**Task requirements**:
Without the pictures, return all of the material exactly as written.

**Data**:
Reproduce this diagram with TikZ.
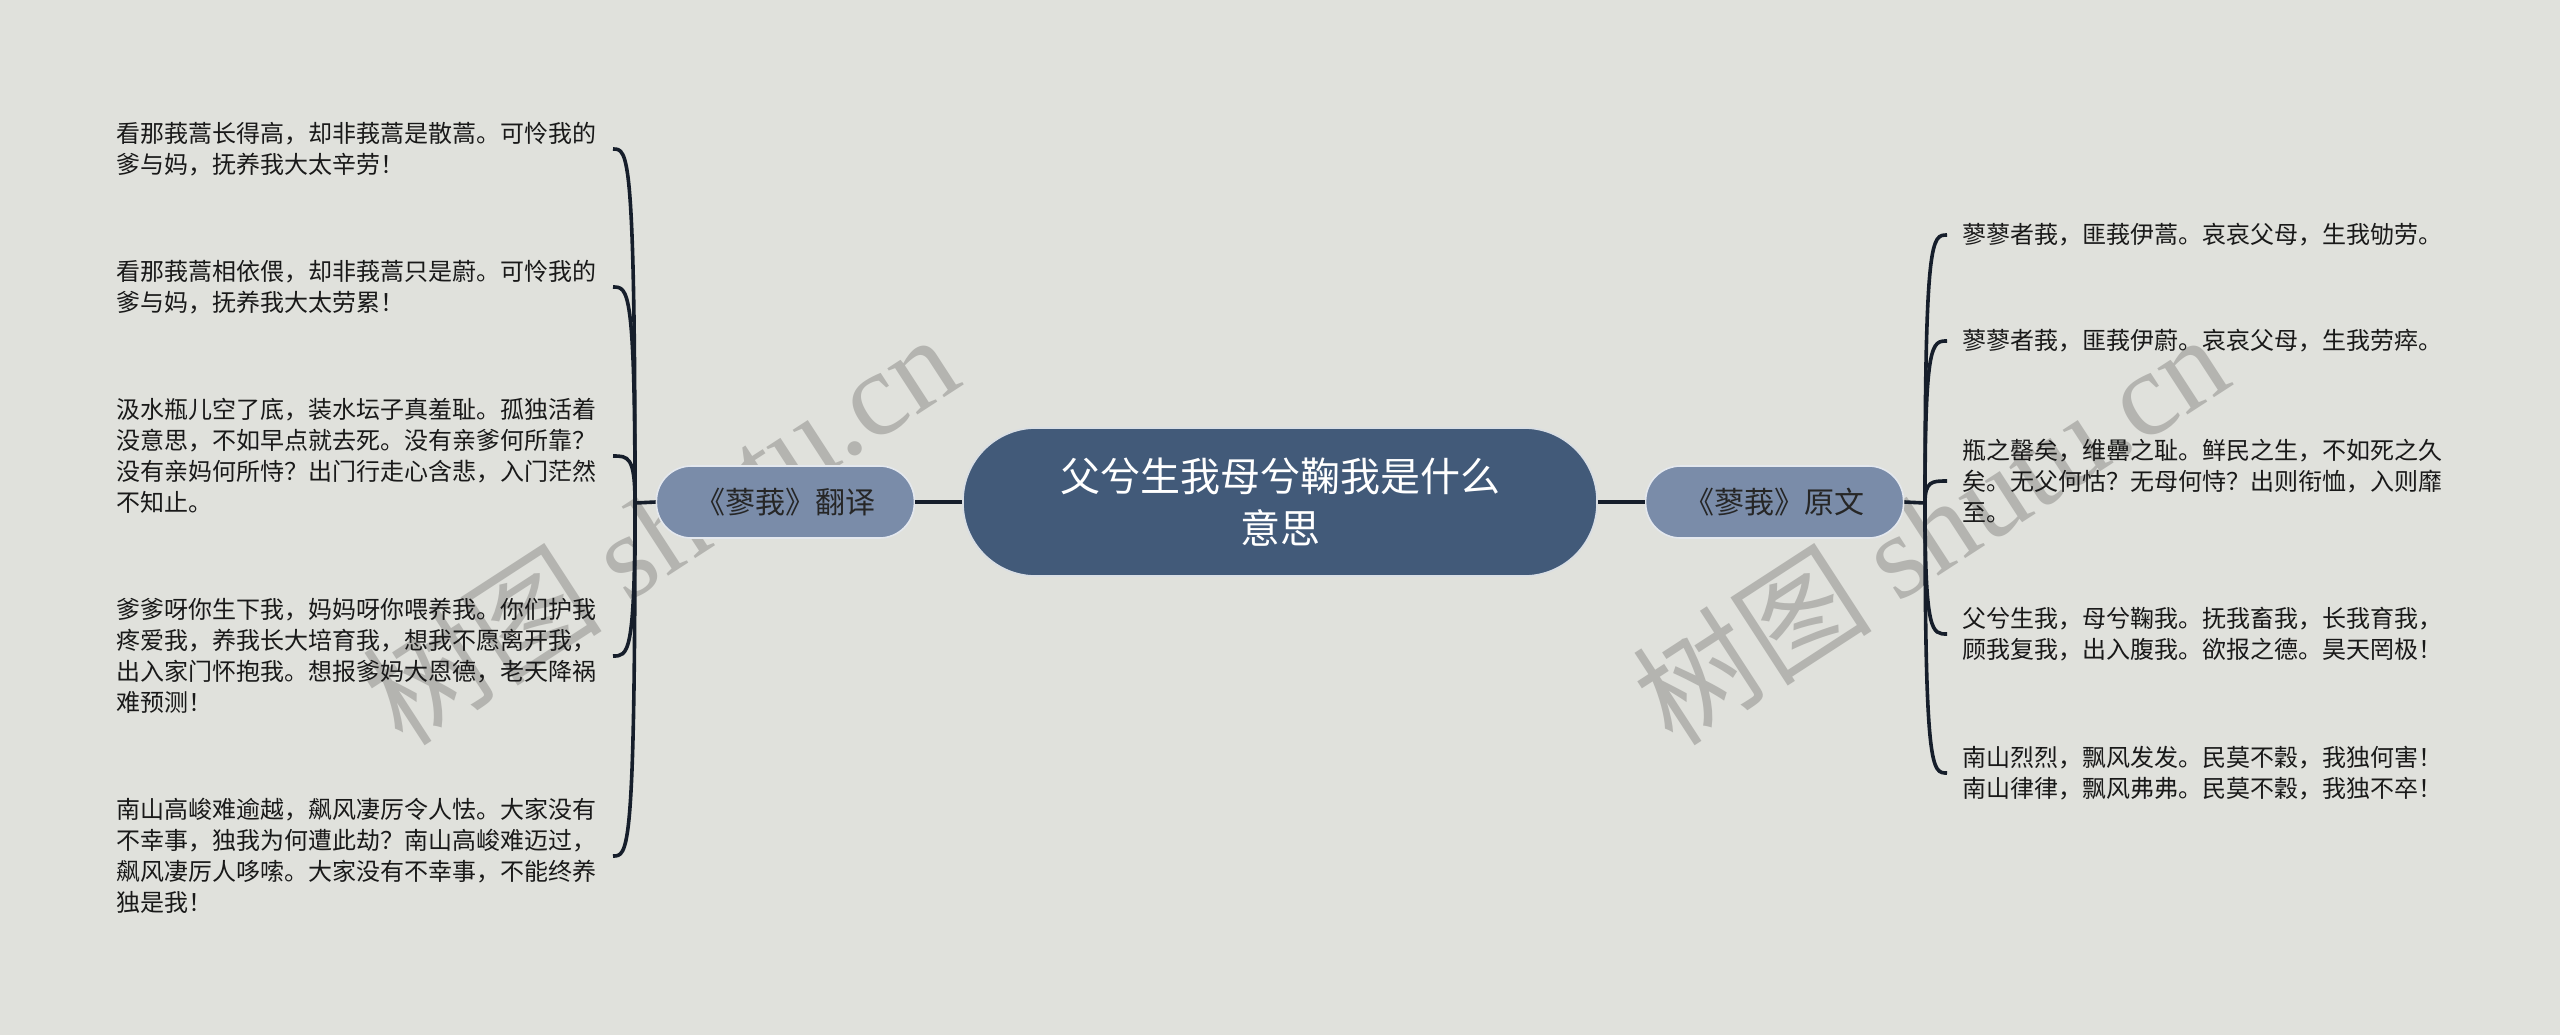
\documentclass[tikz,border=0pt]{standalone}
\usepackage{fontspec}
\newfontfamily\cjk{Noto Sans CJK SC}
\newfontfamily\wmlatin{Liberation Serif}
\usetikzlibrary{positioning,calc}
\definecolor{bgc}{HTML}{E0E1DC}
\definecolor{hubc}{HTML}{425A79}
\definecolor{subc}{HTML}{7A8CA9}
\definecolor{linkc}{HTML}{161E2B}
\definecolor{wmc}{HTML}{B4B4B0}
\tikzstyle{hub}  = [rectangle, rounded corners=36.5pt, fill=hubc, draw=white!80!hubc, line width=0.8pt, minimum width=317pt, minimum height=74pt, text=white, align=center, font=\cjk\fontsize{20}{26}\selectfont]
\tikzstyle{sub}  = [rectangle, rounded corners=17.5pt, fill=subc, draw=white!80!subc, line width=0.8pt, minimum width=129pt, minimum height=36pt, text=black!85, align=center, font=\cjk\fontsize{15}{18}\selectfont]
\tikzstyle{leaf} = [inner sep=0pt, align=left, text=black!90, font=\cjk\fontsize{12}{15.5}\selectfont]
\tikzstyle{link} = [draw=linkc, line width=1.8pt]
\tikzstyle{wmark} = [text=wmc, rotate=33, font=\cjk\fontsize{60}{60}\selectfont]

\begin{document}
\begin{tikzpicture}[x=0.5pt, y=-0.5pt]
		\fill[bgc] (0,0) rectangle (2560,1035);
		\useasboundingbox (0,0) rectangle (2560,1035);

		% watermarks
		\node[wmark] (wm1) at (660,528) {树图 {\wmlatin shutu.cn}};
		\node[wmark] (wm2) at (1930,528) {树图 {\wmlatin shutu.cn}};

		\node[hub] (title) at (1280,502) {父兮生我母兮鞠我是什么\\意思};
		\node[sub, left=23.5pt of title] (trans) {《蓼莪》翻译};
		\node[sub, right=23.5pt of title] (orig) {《蓼莪》原文};
		\coordinate (tfork) at (635,503);
		\coordinate (ofork) at (1925,503);

		% translation
		\node[leaf, anchor=west] (t1) at (116,149) {看那莪蒿长得高，却非莪蒿是散蒿。可怜我的\\爹与妈，抚养我大太辛劳！};
		\node[leaf, anchor=west] (t2) at (116,287) {看那莪蒿相依偎，却非莪蒿只是蔚。可怜我的\\爹与妈，抚养我大太劳累！};
		\node[leaf, anchor=west] (t3) at (116,456) {汲水瓶儿空了底，装水坛子真羞耻。孤独活着\\没意思，不如早点就去死。没有亲爹何所靠？\\没有亲妈何所恃？出门行走心含悲，入门茫然\\不知止。};
		\node[leaf, anchor=west] (t4) at (116,656) {爹爹呀你生下我，妈妈呀你喂养我。你们护我\\疼爱我，养我长大培育我，想我不愿离开我，\\出入家门怀抱我。想报爹妈大恩德，老天降祸\\难预测！};
		\node[leaf, anchor=west] (t5) at (116,856) {南山高峻难逾越，飙风凄厉令人怯。大家没有\\不幸事，独我为何遭此劫？南山高峻难迈过，\\飙风凄厉人哆嗦。大家没有不幸事，不能终养\\独是我！};

		% original
		\node[leaf, anchor=west] (o1) at (1962,235) {蓼蓼者莪，匪莪伊蒿。哀哀父母，生我劬劳。};
		\node[leaf, anchor=west] (o2) at (1962,341) {蓼蓼者莪，匪莪伊蔚。哀哀父母，生我劳瘁。};
		\node[leaf, anchor=west] (o3) at (1962,481) {瓶之罄矣，维罍之耻。鲜民之生，不如死之久\\矣。无父何怙？无母何恃？出则衔恤，入则靡\\至。};
		\node[leaf, anchor=west] (o4) at (1962,634) {父兮生我，母兮鞠我。抚我畜我，长我育我，\\顾我复我，出入腹我。欲报之德。昊天罔极！};
		\node[leaf, anchor=west] (o5) at (1962,773) {南山烈烈，飘风发发。民莫不穀，我独何害！\\南山律律，飘风弗弗。民莫不穀，我独不卒！};

		\draw[link] (title.west) -- (trans.east);
		\draw[link] (title.east) -- (orig.west);
		\draw[link] (trans.west) -- (tfork);
		\draw[link] (orig.east) -- (ofork);
		\foreach \i in {1,...,5} {
			\draw[link] (tfork) .. controls (tfork |- t\i.east) and ($(tfork |- t\i.east)+(-7,0)$) .. ($(tfork |- t\i.east)+(-22,0)$);
			\draw[link] (ofork) .. controls (ofork |- o\i.west) and ($(ofork |- o\i.west)+(7,0)$) .. ($(ofork |- o\i.west)+(22,0)$);
		}
	\end{tikzpicture}
\end{document}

**Written reply**:
Reproduce this diagram with TikZ.
\documentclass[tikz,border=0pt]{standalone}
\usepackage{fontspec}
\newfontfamily\cjk{Noto Sans CJK SC}
\newfontfamily\wmlatin{Liberation Serif}
\usetikzlibrary{positioning,calc}
\definecolor{bgc}{HTML}{E0E1DC}
\definecolor{hubc}{HTML}{425A79}
\definecolor{subc}{HTML}{7A8CA9}
\definecolor{linkc}{HTML}{161E2B}
\definecolor{wmc}{HTML}{B4B4B0}
\tikzstyle{hub}  = [rectangle, rounded corners=36.5pt, fill=hubc, draw=white!80!hubc, line width=0.8pt, minimum width=317pt, minimum height=74pt, text=white, align=center, font=\cjk\fontsize{20}{26}\selectfont]
\tikzstyle{sub}  = [rectangle, rounded corners=17.5pt, fill=subc, draw=white!80!subc, line width=0.8pt, minimum width=129pt, minimum height=36pt, text=black!85, align=center, font=\cjk\fontsize{15}{18}\selectfont]
\tikzstyle{leaf} = [inner sep=0pt, align=left, text=black!90, font=\cjk\fontsize{12}{15.5}\selectfont]
\tikzstyle{link} = [draw=linkc, line width=1.8pt]
\tikzstyle{wmark} = [text=wmc, rotate=33, font=\cjk\fontsize{60}{60}\selectfont]

\begin{document}
\begin{tikzpicture}[x=0.5pt, y=-0.5pt]
		\fill[bgc] (0,0) rectangle (2560,1035);
		\useasboundingbox (0,0) rectangle (2560,1035);

		% watermarks
		\node[wmark] (wm1) at (660,528) {树图 {\wmlatin shutu.cn}};
		\node[wmark] (wm2) at (1930,528) {树图 {\wmlatin shutu.cn}};

		\node[hub] (title) at (1280,502) {父兮生我母兮鞠我是什么\\意思};
		\node[sub, left=23.5pt of title] (trans) {《蓼莪》翻译};
		\node[sub, right=23.5pt of title] (orig) {《蓼莪》原文};
		\coordinate (tfork) at (635,503);
		\coordinate (ofork) at (1925,503);

		% translation
		\node[leaf, anchor=west] (t1) at (116,149) {看那莪蒿长得高，却非莪蒿是散蒿。可怜我的\\爹与妈，抚养我大太辛劳！};
		\node[leaf, anchor=west] (t2) at (116,287) {看那莪蒿相依偎，却非莪蒿只是蔚。可怜我的\\爹与妈，抚养我大太劳累！};
		\node[leaf, anchor=west] (t3) at (116,456) {汲水瓶儿空了底，装水坛子真羞耻。孤独活着\\没意思，不如早点就去死。没有亲爹何所靠？\\没有亲妈何所恃？出门行走心含悲，入门茫然\\不知止。};
		\node[leaf, anchor=west] (t4) at (116,656) {爹爹呀你生下我，妈妈呀你喂养我。你们护我\\疼爱我，养我长大培育我，想我不愿离开我，\\出入家门怀抱我。想报爹妈大恩德，老天降祸\\难预测！};
		\node[leaf, anchor=west] (t5) at (116,856) {南山高峻难逾越，飙风凄厉令人怯。大家没有\\不幸事，独我为何遭此劫？南山高峻难迈过，\\飙风凄厉人哆嗦。大家没有不幸事，不能终养\\独是我！};

		% original
		\node[leaf, anchor=west] (o1) at (1962,235) {蓼蓼者莪，匪莪伊蒿。哀哀父母，生我劬劳。};
		\node[leaf, anchor=west] (o2) at (1962,341) {蓼蓼者莪，匪莪伊蔚。哀哀父母，生我劳瘁。};
		\node[leaf, anchor=west] (o3) at (1962,481) {瓶之罄矣，维罍之耻。鲜民之生，不如死之久\\矣。无父何怙？无母何恃？出则衔恤，入则靡\\至。};
		\node[leaf, anchor=west] (o4) at (1962,634) {父兮生我，母兮鞠我。抚我畜我，长我育我，\\顾我复我，出入腹我。欲报之德。昊天罔极！};
		\node[leaf, anchor=west] (o5) at (1962,773) {南山烈烈，飘风发发。民莫不穀，我独何害！\\南山律律，飘风弗弗。民莫不穀，我独不卒！};

		\draw[link] (title.west) -- (trans.east);
		\draw[link] (title.east) -- (orig.west);
		\draw[link] (trans.west) -- (tfork);
		\draw[link] (orig.east) -- (ofork);
		\foreach \i in {1,...,5} {
			\draw[link] (tfork) .. controls (tfork |- t\i.east) and ($(tfork |- t\i.east)+(-7,0)$) .. ($(tfork |- t\i.east)+(-22,0)$);
			\draw[link] (ofork) .. controls (ofork |- o\i.west) and ($(ofork |- o\i.west)+(7,0)$) .. ($(ofork |- o\i.west)+(22,0)$);
		}
	\end{tikzpicture}
\end{document}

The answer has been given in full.